Core: Dissecting the Numbers Let’s apply quantitative modeling. For the average miner, a difficulty drop of 18.5% increases per-hash revenue by 22.7% (1/(1-0.185)-1). If the miner’s operating cost is fixed in fiat, this improvement might temporarily push them back into profit. But this is a static view. The dynamic reality is that the drop itself reflects a period of intense miner stress. The edge case in the consensus mechanism is that difficulty adjusts too slowly for rapid hash rate changes—it's a lagging indicator. During the two-week epoch, miners were mining at a loss. By the time difficulty catches down, some have already left.

We can model the profitability threshold. Assume the average mining cost at 600 EH/s is $0.05/kWh. A 17% drop in hash rate likely means the least efficient miners (e.g., S9s, S17s) turned off first. Their exit reduces the network cost curve. The new equilibrium may support higher profitability for efficient miners (S21, M60) at lower hash rates. But the real question is: where is the hash rate floor?
Based on my audit of historical difficulty adjustments since 2017, drops larger than 15% have occurred only twice before: in 2018 after the bear market and in 2021 after China’s mining ban. In both cases, hash rate recovered within 3-4 epochs. But those recoveries were driven by new miners entering at lower hardware prices. Today, the post-halving environment is different: block rewards are 3.125 BTC per block, and over 50% of Bitcoin’s hash power is now from institutional miners with tight margins. The composability of mining hardware, electricity markets, and difficulty targets is a double-edged sword for security: it keeps the network adaptive but introduces volatility that can snowball.
Contrarian: Neither Bullish nor Bearish—Structural Mainstream commentary will split into two camps: one calling it bullish for miner margins, the other warning of network security degradation. Both miss the point. The drop itself is a neutral mechanism. The real risk lies in the inability of hash rate to bounce back within two weeks. If the net hash rate remains depressed at the next adjustment, difficulty will either stay flat or drop further. That would signal a structural shift: miners are not just waiting for better margins but are permanently decommissioning rigs. In that scenario, the security margin—the cost to execute a 51% attack—contracts. Further, if Bitcoin's price does not rise to compensate for lost miner revenue, the network could enter a feedback loop of declining security and lower confidence.

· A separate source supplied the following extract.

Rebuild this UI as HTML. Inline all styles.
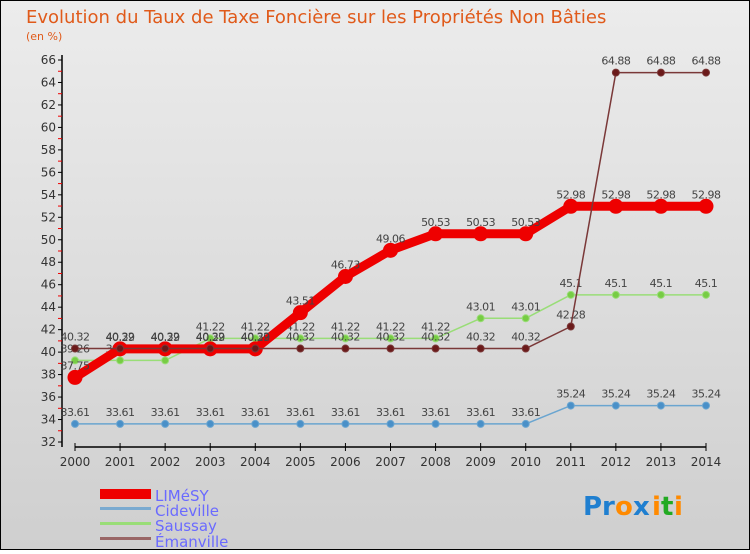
<!DOCTYPE html>
<html><head><meta charset="utf-8">
<style>
html,body{margin:0;padding:0}
body{width:750px;height:550px;overflow:hidden;font-family:"DejaVu Sans","Liberation Sans",sans-serif}
svg text{font-family:"DejaVu Sans","Liberation Sans",sans-serif}
</style></head>
<body>
<svg id="chart" width="750" height="550" xmlns="http://www.w3.org/2000/svg">
<defs>
<linearGradient id="bg" x1="0" y1="0" x2="0" y2="1">
<stop offset="0" stop-color="#ececec"/><stop offset="1" stop-color="#cfcfcf"/>
</linearGradient>
</defs>
<rect x="0.5" y="0.5" width="749" height="549" fill="url(#bg)" stroke="#000"/>
<text x="26" y="23" font-size="18" fill="#e05a1a">Evolution du Taux de Taxe Foncière sur les Propriétés Non Bâties</text>
<text x="26" y="40" font-size="11" fill="#e05a1a">(en %)</text>
<g id="axes"></g>
<g id="series"></g>
<g id="legend">
<rect x="100" y="489" width="51" height="10" fill="#ee0000"/>
<text x="155" y="501" font-size="15" fill="#6a6aff">LIMéSY</text>
<rect x="100" y="507" width="51" height="3" fill="#7aaad0"/>
<text x="155" y="516" font-size="15" fill="#6a6aff">Cideville</text>
<rect x="100" y="522" width="51" height="3" fill="#99dd77"/>
<text x="155" y="531" font-size="15" fill="#6a6aff">Saussay</text>
<rect x="100" y="537" width="51" height="3" fill="#996666"/>
<text x="155" y="547" font-size="15" fill="#6a6aff">Émanville</text>
</g>
<g font-size="26" font-weight="bold">
<text x="583" y="515" fill="#1f7fd0">Pr</text><text x="615" y="515" fill="#ff8a00">o</text><text x="633" y="515" fill="#1f7fd0">x</text><text x="652" y="515" fill="#ff8a00">i</text><text x="661" y="515" fill="#22aa22">t</text><text x="674" y="515" fill="#ff8a00">i</text>
</g>
</svg>
<script>
const years=[2000,2001,2002,2003,2004,2005,2006,2007,2008,2009,2010,2011,2012,2013,2014];
const limesy=[37.75,40.29,40.29,40.29,40.29,43.51,46.73,49.06,50.53,50.53,50.53,52.98,52.98,52.98,52.98];
const cideville=[33.61,33.61,33.61,33.61,33.61,33.61,33.61,33.61,33.61,33.61,33.61,35.24,35.24,35.24,35.24];
const saussay=[39.26,39.26,39.26,41.22,41.22,41.22,41.22,41.22,41.22,43.01,43.01,45.1,45.1,45.1,45.1];
const emanville=[40.32,40.32,40.32,40.32,40.32,40.32,40.32,40.32,40.32,40.32,40.32,42.28,64.88,64.88,64.88];
const yTicks=[32,34,36,38,40,42,44,46,48,50,52,54,56,58,60,62,64,66];
const NS="http://www.w3.org/2000/svg";
const X0=75,X1=706,Y0=442,Y1=60,YMIN=32,YMAX=66;
function xs(i){return X0+(X1-X0)*i/(years.length-1);}
function ys(v){return Y0-(Y0-Y1)*(v-YMIN)/(YMAX-YMIN);}
function mk(tag,attrs,parent){const e=document.createElementNS(NS,tag);for(const k in attrs)e.setAttribute(k,attrs[k]);parent.appendChild(e);return e;}
const axes=document.getElementById('axes');
let ya=mk('line',{x1:62,y1:55,x2:62,y2:447,stroke:'#000','stroke-width':1.5},axes);


let xa=mk('line',{x1:75,y1:447,x2:706,y2:447,stroke:'#000','stroke-width':1.5},axes);


yTicks.forEach(t=>{
  const y=ys(t);
  mk('line',{x1:58,y1:y,x2:62,y2:y,stroke:'#000'},axes);
  if(t<YMAX){const ym=ys(t+1);mk('line',{x1:58,y1:ym,x2:62,y2:ym,stroke:'#e00'},axes);}
  const tx=mk('text',{x:56,y:y+4,'font-size':12,'text-anchor':'end',fill:'#333'},axes);
  tx.textContent=t;
  
  
});
years.forEach((yr,i)=>{
  const x=xs(i);
  mk('line',{x1:x,y1:443,x2:x,y2:451,stroke:'#000'},axes);
  const tx=mk('text',{x:x,y:466,'font-size':12,'text-anchor':'middle',fill:'#333'},axes);
  tx.textContent=yr;
  
  
});
const ser=document.getElementById('series');
function draw(name,vals,color,w,r,dot){
  const g=mk('g',{},ser);
  
  
  const p=mk('polyline',{points:vals.map((v,i)=>xs(i)+','+ys(v)).join(' '),fill:'none',stroke:color,'stroke-width':w,'stroke-linejoin':'round'},g);
  
  
  vals.forEach((v,i)=>{
    const c=mk('circle',{cx:xs(i),cy:ys(v),r:r,fill:dot,stroke:color,'stroke-width':1},g);
    
    
    const t=mk('text',{x:xs(i),y:ys(v)-8,'font-size':11,'text-anchor':'middle',fill:'#444','letter-spacing':'-0.5'},g);
    t.textContent=String(v);
    
    
  });
}
draw('cideville',cideville,'#6aa5d0',1.5,3.5,'#4a90c8');
draw('saussay',saussay,'#99dd77',1.5,3.5,'#77cc44');
draw('limesy',limesy,'#ee0000',9,7,'#ee0000');
draw('emanville',emanville,'#7a3838',1.5,3.5,'#6b1a1a');
</script>
</body></html>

Yet there is another possibility: this is seasonal. The drop coincides with the end of China’s wet season when cheap hydro power disappears. If so, hash rate will rebound as miners relocate to other regions. The data from mempool (block propagation times, orphan rates) shows no anomalies—the network is functioning normally. So the contrarian view is that this event is a natural market cleanup, accelerating the retirement of inefficient hardware. For traders, the focus should be on the next difficulty epoch.
Takeaway: Watch the Recovery, Not the Drop The 18.5% difficulty drop is not a headline event to trade on; it's a data point for structural analysis. Over the next two weeks, track hash rate estimates from pools. If the network climbs back above 580 EH/s, the adjustment was a blip. If it stagnates or falls further, we are witnessing a fundamental shift in Bitcoin's mining economics. For long-term holders, the security of the network remains robust even at 500 EH/s (attack cost > $20 billion), but the trend matters. The real vulnerability is not today's drop—it’s the inability of the protocol to adapt to rapid miner exits. This is a case where the code is law, but reality is the bug.